Agile working is most commonly associated with software development, yet this is a methodology that any department can benefit from. Imagine an agile HR team or sales team, for instance. And because you’re a flexible organisation, you enjoy the benefits of fewer business overheads while increasing productivity and focus. The scrum team that has to commute many miles to an office each day is a tired one, and that travel time is better spent planning that day’s goals and potential outcomes.

Is it worth doing as a business? After adopting agile, companies have experienced an average 60% growth in revenue and profit. If you envision resistance to getting an agile transformation underway, you can keep in mind that a recent survey by Cisco found that 45% of Gen Y employees would accept a lower-paying job if they got more flexibility on device choice and mobility.

Can’t we simply be a flexible organisation and have done with it?

Of course, being a flexible organisation is fantastic! You already recognise the obvious benefits of helping your employees strike a healthy balance between work and living a good life. They experience less stress, have more money in their pockets thanks to not commuting as much, see family more, and perhaps drink better coffee than the office vending machine provides. These are palpable benefits, yet agile could add even more.

Agile working could help employees focus on goals, tasks and outcomes. They could rejuvenate skills they forgot they had, feel the energy of progress as a team, and experience mental rewards more often. Why would a business not want to introduce agile to a flexible organisation?

The alternative is to carry on regardless and risk being uncompetitive. If the business doesn’t grow, employees may notice, which could eat into morale. You may see an increase in unhappiness and work-related stress among staff. Their flexible working arrangements may come to be seen as isolating, and you may find laziness creeps in, affecting productivity. Being too rigid and stuck in your ways does not lead to innovation and growth.
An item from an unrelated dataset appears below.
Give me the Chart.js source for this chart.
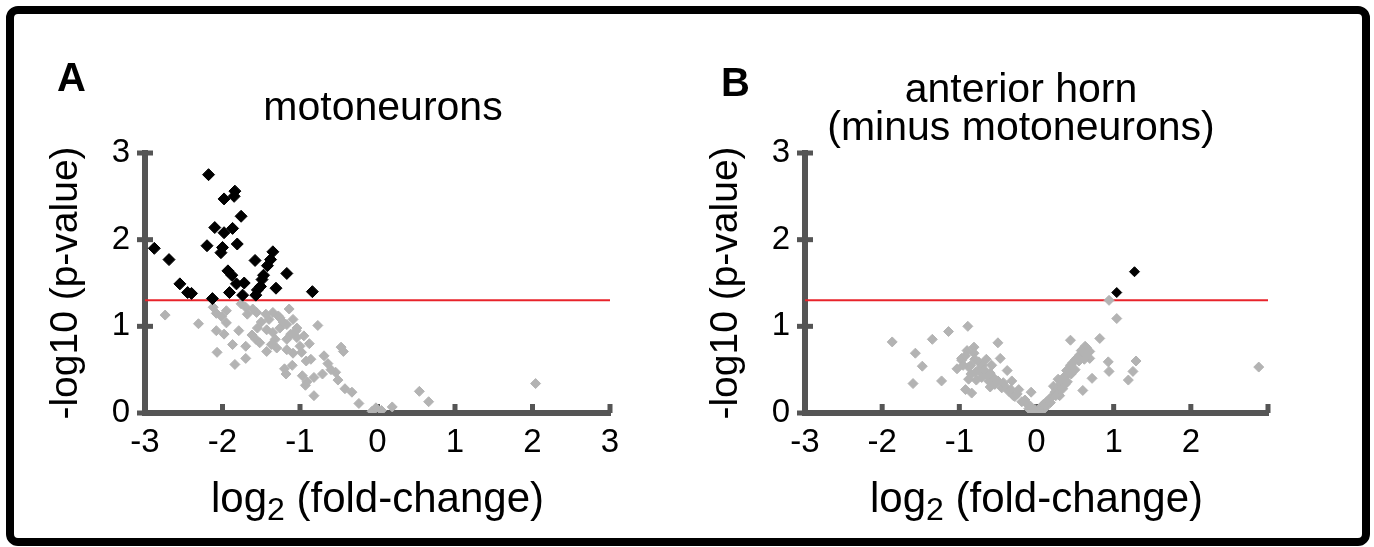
<!DOCTYPE html>
<html>
<head>
<meta charset="utf-8">
<script src="https://cdn.jsdelivr.net/npm/chart.js@4/dist/chart.umd.min.js"></script>
<style>
  html, body { margin: 0; padding: 0; background: #fff; }
  #page { position: relative; width: 1374px; height: 547px; overflow: hidden; }
  #frame { position: absolute; left: 6px; top: 6px; width: 1348px; height: 524px; border: 8px solid #000; border-radius: 12px; }
  canvas { position: absolute; top: 0; }
</style>
</head>
<body>
<div id="page">
  <div id="frame"></div>
  <canvas id="chartA" width="687" height="547" style="left:0"></canvas>
  <canvas id="chartB" width="687" height="547" style="left:687px"></canvas>
</div>
<script>
// -log10(0.05)
const threshold = 1.30103;
const xTicks = [-3, -2, -1, 0, 1, 2, 3];
const yTicks = [0, 1, 2, 3];
const xTickLabelsA = ['-3', '-2', '-1', '0', '1', '2', '3'];
const xTickLabelsB = ['-3', '-2', '-1', '0', '1', '2', ''];

// A: motoneurons, significant (black)
const aSigX = [-2.18, -1.84, -1.85, -1.98, -1.76, -2.10, -1.98, -1.87, -2.88, -2.20, -1.81, -2.00, -2.02, -2.69, -1.35, -1.58, -1.38, -1.42,
  -1.93, -1.17, -1.88, -1.47, -1.49, -2.55, -1.82, -1.72, -1.51, -1.31, -2.45, -2.40, -1.91, -1.74, -1.57, -0.84, -2.13, -1.55];
const aSigY = [2.75, 2.56, 2.50, 2.47, 2.27, 2.14, 2.08, 2.13, 1.90, 1.93, 1.95, 1.91, 1.85, 1.77, 1.86, 1.76, 1.77, 1.70,
  1.64, 1.61, 1.59, 1.59, 1.54, 1.49, 1.49, 1.50, 1.46, 1.44, 1.39, 1.38, 1.39, 1.36, 1.36, 1.40, 1.32, 1.42];

// A: not significant (grey)
const aNsX = [-2.74, -2.31, -2.08, -1.95, -2.01, -1.95, -2.08, -1.98, -1.79, -1.87, -2.07, -1.70, -1.70, -1.84, -1.57, -1.56, -1.70, -1.76,
  -1.44, -1.35, -1.26, -1.14, -1.09, -1.17, -1.26, -1.43, -1.35, -1.12, -1.04, -0.95, -1.37, -1.30, -1.43, -1.17, -1.09, -1.00,
  -0.77, -0.92, -1.20, -1.18, -0.97, -0.91, -0.82, -0.71, -0.69, -0.64, -0.47, -0.44, -0.54, -0.51, -0.42, -0.33, -0.82, -0.24,
  -0.07, 0.19, 0.54, 0.66, 2.04, -1.32, -1.52, -1.17, -1.04, -1.68, -1.61, -2.12, -1.10, -0.93, -1.50, -1.22, -1.62, -0.88,
  -0.60, -0.02, 0.05, -1.40, -1.28, -1.05, -1.55, -0.98, -0.86];
const aNsY = [1.13, 1.03, 1.15, 1.18, 1.11, 1.04, 0.95, 0.91, 0.95, 0.79, 0.70, 0.77, 0.63, 0.56, 0.85, 1.16, 1.22, 1.26,
  1.14, 1.16, 1.10, 1.20, 1.08, 1.02, 0.98, 0.96, 0.93, 0.91, 0.87, 0.89, 0.79, 0.75, 0.71, 0.73, 0.69, 0.77,
  1.01, 0.60, 0.51, 0.45, 0.43, 0.36, 0.41, 0.45, 0.66, 0.57, 0.76, 0.71, 0.47, 0.38, 0.28, 0.24, 0.20, 0.11,
  0.02, 0.07, 0.25, 0.13, 0.34, 0.85, 0.81, 0.85, 0.98, 1.14, 1.20, 1.22, 0.55, 0.32, 1.05, 1.05, 0.90, 0.80,
  0.50, 0.06, 0.03, 1.08, 1.12, 0.95, 0.98, 0.70, 0.62];

// B: anterior horn (minus motoneurons)
const bSigX = [1.27, 1.04];
const bSigY = [1.63, 1.39];

const bNsX = [0.94, 1.04, 0.82, 0.44, 0.63, 0.69, 0.93, 0.94, 1.29, 1.25, 1.19, 0.72, 0.60, 2.88,
  -1.87, -1.57, -1.48, -1.60, -1.35, -1.14, -0.89, -1.23, -0.81, -0.81, -0.50, -0.97, -1.03, -0.92, -0.84, -0.88,
  -0.75, -0.71, -0.47, -0.58, -0.38, -0.32, -0.41, -0.23, -0.07, -0.15, -0.08, -0.02,
  0.07, 0.13, 0.20, 0.26, 0.31, 0.35, 0.39, 0.44, 0.50, 0.56, 0.65, 0.69, 0.22, 0.28, 0.37,
  -0.97, -0.88, -0.79, -0.71, -0.62, -0.54, -0.45, -0.36, -0.28, -0.19,
  -0.90, -0.85, -0.70, -0.65, -0.55, -0.60, -0.30, -0.10, 0.05, 0.10, 0.15, 0.30, 0.45, 0.50, 0.55, 0.60, 0.62,
  0.03, 0.09, 0.17, 0.24, 0.33, 0.41, 0.47, 0.53, 0.58, 0.63, 0.40, 0.34, 0.25, 0.18,
  -0.05, -0.12, -0.25, -0.33, -0.43, -0.50, -0.60, -0.68, -0.75, -0.80, -0.92, -0.95, -0.85, -0.78, -0.65];
const bNsY = [1.30, 1.09, 0.86, 0.84, 0.77, 0.71, 0.59, 0.48, 0.60, 0.48, 0.38, 0.40, 0.26, 0.53,
  0.82, 0.69, 0.54, 0.34, 0.85, 0.94, 1.00, 0.37, 0.76, 0.69, 0.81, 0.63, 0.51, 0.27, 0.23, 0.39,
  0.59, 0.47, 0.63, 0.55, 0.49, 0.37, 0.31, 0.27, 0.24, 0.15, 0.08, 0.04,
  0.08, 0.13, 0.19, 0.27, 0.33, 0.41, 0.49, 0.55, 0.61, 0.67, 0.75, 0.63, 0.31, 0.39, 0.33,
  0.61, 0.53, 0.47, 0.41, 0.37, 0.33, 0.29, 0.25, 0.19, 0.13,
  0.72, 0.55, 0.55, 0.45, 0.40, 0.30, 0.20, 0.05, 0.02, 0.05, 0.10, 0.20, 0.45, 0.50, 0.60, 0.70, 0.62,
  0.03, 0.10, 0.16, 0.24, 0.37, 0.45, 0.58, 0.64, 0.72, 0.68, 0.36, 0.28, 0.20, 0.12,
  0.03, 0.10, 0.22, 0.27, 0.35, 0.37, 0.46, 0.50, 0.50, 0.62, 0.66, 0.55, 0.45, 0.38, 0.62];

const FONT = '"Liberation Sans", Arial, sans-serif';
const AXIS = '#555555';
const GREY = '#b3b3b3';
const RED = '#e8232b';

const zip = (xs, ys) => xs.map((x, i) => ({x: x, y: ys[i]}));

// inward ticks on the x axis, cross ticks on the y axis, panel letter, titles
const decor = {
  id: 'decor',
  beforeDatasetsDraw(chart, args, opts) {
    const {ctx, scales: {x, y}} = chart;
    ctx.save();
    ctx.fillStyle = AXIS;
    xTicks.forEach(v => {
      const px = x.getPixelForValue(v);
      ctx.fillRect(px - 2.5, y.bottom - 9, 5, 9);
    });
    yTicks.forEach(v => {
      const py = y.getPixelForValue(v);
      ctx.fillRect(x.left - 8, py - 2.5, 16, 5);
    });
    ctx.restore();
  },
  afterDraw(chart, args, opts) {
    const {ctx, chartArea} = chart;
    ctx.save();
    ctx.fillStyle = '#000';
    ctx.textBaseline = 'alphabetic';
    ctx.textAlign = 'left';
    ctx.font = 'bold 40px ' + FONT;
    ctx.fillText(opts.letter, opts.letterX, opts.letterY);

    ctx.textAlign = 'center';
    ctx.font = opts.titleSize + 'px ' + FONT;
    opts.title.forEach((t, i) => ctx.fillText(t, opts.titleX, opts.titleY + i * 38));

    // x axis title: log with a lowered, full-size 2
    const big = '42px ' + FONT, small = '32px ' + FONT;
    ctx.textAlign = 'left';
    ctx.font = big;
    const w1 = ctx.measureText('log').width, w3 = ctx.measureText(' (fold-change)').width;
    ctx.font = small;
    const w2 = ctx.measureText('2').width;
    let px = (chartArea.left + chartArea.right) / 2 - (w1 + w2 + w3) / 2;
    const base = 512;
    ctx.font = big;
    ctx.fillText('log', px, base);
    px += w1;
    ctx.font = small;
    ctx.fillText('2', px, base + 8);
    px += w2;
    ctx.font = big;
    ctx.fillText(' (fold-change)', px, base);
    ctx.restore();
  }
};

function makeChart(id, sig, ns, labels, yWidth, padRight, text, pointR) {
  return new Chart(document.getElementById(id), {
    type: 'scatter',
    data: {
      datasets: [
        {data: [{x: -3, y: threshold}, {x: 3, y: threshold}], showLine: true, borderColor: RED, borderWidth: 2,
          pointRadius: 0, order: 3},
        {data: ns, pointStyle: 'rectRot', pointRadius: pointR[0], backgroundColor: GREY, borderColor: GREY,
          pointBorderWidth: 1, order: 2},
        {data: sig, pointStyle: 'rectRot', pointRadius: pointR[1], backgroundColor: '#000', borderColor: '#000',
          pointBorderWidth: 1, order: 1}
      ]
    },
    options: {
      responsive: false,
      animation: false,
      layout: {padding: {left: 0, right: padRight, top: 153, bottom: 0}},
      plugins: {legend: {display: false}, tooltip: {enabled: false}, decor: text},
      scales: {
        x: {
          type: 'linear', min: -3, max: 3,
          grid: {display: false, drawTicks: false},
          border: {color: AXIS, width: 6},
          ticks: {stepSize: 1, padding: 10, color: '#000', font: {family: FONT, size: 33}, maxRotation: 0,
            autoSkip: false, callback: (v, i) => labels[i]},
          afterFit: s => { s.height = 134; }
        },
        y: {
          type: 'linear', min: 0, max: 3,
          grid: {display: false, drawTicks: false},
          border: {color: AXIS, width: 6},
          ticks: {stepSize: 1, padding: 15, color: '#000', font: {family: FONT, size: 33}},
          title: {display: true, text: '-log10 (p-value)', color: '#000', font: {family: FONT, size: 39},
            padding: {top: yWidth - 102, bottom: 0}},
          afterFit: s => { s.width = yWidth; }
        }
      }
    },
    plugins: [decor]
  });
}

makeChart('chartA', zip(aSigX, aSigY), zip(aNsX, aNsY), xTickLabelsA, 145, 77,
  {letter: 'A', letterX: 57, letterY: 91, title: ['motoneurons'], titleSize: 41, titleX: 383, titleY: 120}, [5, 6]);
makeChart('chartB', zip(bSigX, bSigY), zip(bNsX, bNsY), xTickLabelsB, 118, 106,
  {letter: 'B', letterX: 34, letterY: 96, title: ['anterior horn', '(minus motoneurons)'], titleSize: 41, titleX: 334, titleY: 102}, [5, 5]);
</script>
</body>
</html>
The alternative makes for refreshing reading, and is courtesy of the Microsoft Work Trend Index, which found that 84% of surveyed staff in the UK says they are ‘as productive or even more productive compared to a year ago, which is higher than the global average of 81%’.

While there are many differences between agile and flexible working, at their core, they combine to be powerful enablers of change. In nurturing an environment of learning, innovation, energy and happiness, you may see many benefits. You could increase measurable productivity, stand a better chance of retaining talented people, enlarge the talent pool you can draw from, help people find a work-life balance that suits them, and remain competitive as an innovative organisation.

Finally, by combining new working practices, you achieve lasting cultural change. And this may be one of the most significant rewards of all.